There are good things in this tentative agreement. Among them, paraprofessionals have gained some parity (in treatment though certainly not in salary) with teachers, and the salaries of the pre-1986 child development professionals have finally been unfrozen. Importantly, we stopped the district from making severe cuts to working conditions.

But for many educators I know, the 8.5 percent "raise" is a bitter pill to swallow after two years with no contract. It is not lost on our brothers and sisters that though the contract expired in 2004, we will only get a tiny 2 percent raise retroactive back to July 2005.

For teachers hired after 1993, we are being asked to wait until April 2007 to see the 8.5 percent raise in our check. Even then, with taxes and higher gas prices and increases in health care costs, we will be lucky to take home about what we did at the time of our last raise four years ago.

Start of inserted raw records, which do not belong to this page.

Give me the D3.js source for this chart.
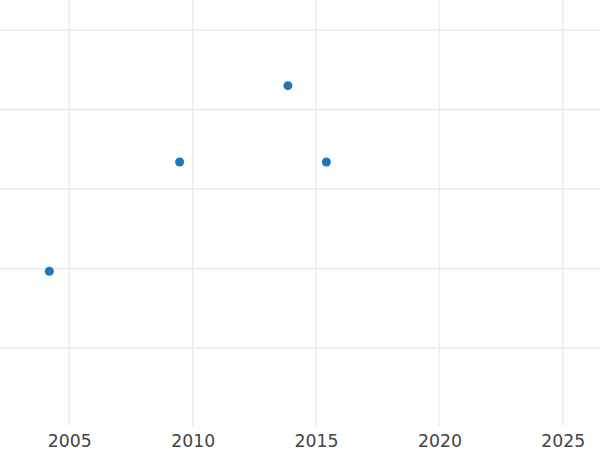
<!DOCTYPE html>
<html><head><meta charset="utf-8">
<script src="https://cdn.jsdelivr.net/npm/d3@7"></script>
<style>html,body{margin:0;padding:0;background:#fff;}svg{display:block;}</style>
</head><body>
<script>
const years = [2004.19, 2009.47, 2013.86, 2015.42];
const values = [1.965, 3.34, 4.30, 3.34];
const xTicks = [2005, 2010, 2015, 2020, 2025];
const yTicks = [1, 2, 3, 4, 5];

const W = 600, H = 450, plotBottom = 426;
const svg = d3.select("body").append("svg").attr("width", W).attr("height", H);
const x = d3.scaleLinear().domain([2002.19, 2026.51]).range([0, W]);
const y = d3.scaleLinear().domain([0.019, 5.377]).range([plotBottom, 0]);

const grid = svg.append("g").attr("stroke", "#ebebeb").attr("stroke-width", 1.4);
grid.selectAll("line.v").data(xTicks).join("line").attr("class","v")
  .attr("x1", d => x(d)).attr("x2", d => x(d)).attr("y1", 0).attr("y2", plotBottom);
grid.selectAll("line.h").data(yTicks).join("line").attr("class","h")
  .attr("x1", 0).attr("x2", W).attr("y1", d => y(d)).attr("y2", d => y(d));

const xAxis = d3.axisBottom(x).tickValues(xTicks).tickFormat(d3.format("d")).tickSize(0).tickPadding(0);
const ax = svg.append("g").attr("transform", `translate(0,${plotBottom})`).call(xAxis);
ax.select(".domain").remove();
ax.selectAll("text").attr("font-family", "DejaVu Sans").attr("font-size", "17.3px")
  .attr("fill", "#444").attr("dy", null).attr("y", 20.7);

svg.append("g").selectAll("circle").data(years).join("circle")
  .attr("cx", d => x(d)).attr("cy", (d, i) => y(values[i])).attr("r", 4.5).attr("fill", "#1f77b4");
</script>
</body></html>
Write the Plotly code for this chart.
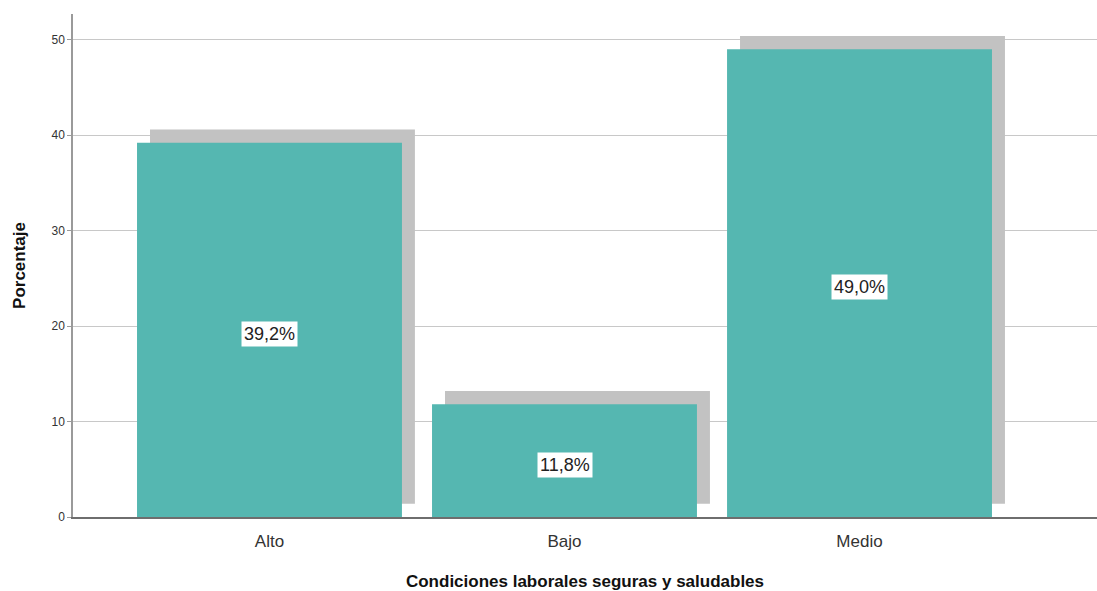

We were ready to strike for what we deserve, weren't we? Half of us came out and voted by an 87 percent margin to do just that. At our schools, we were talking about picket duty and supporting each other in hard times.

We should have been more aggressive. We should have pushed the district as far as we could. We should have threatened to go out during standardized testing for a 10 percent raise. Changing the vesting period for paraprofessional health care is a concession we shouldn't accept.

We know that the public supports teachers. We've seen study after study that indicates the public wants better-paid teachers and would even vote for tax increases to see San Francisco teachers get better raises. We should vote no on this contract to send an early warning to SFUSD that we'll back and expecting more.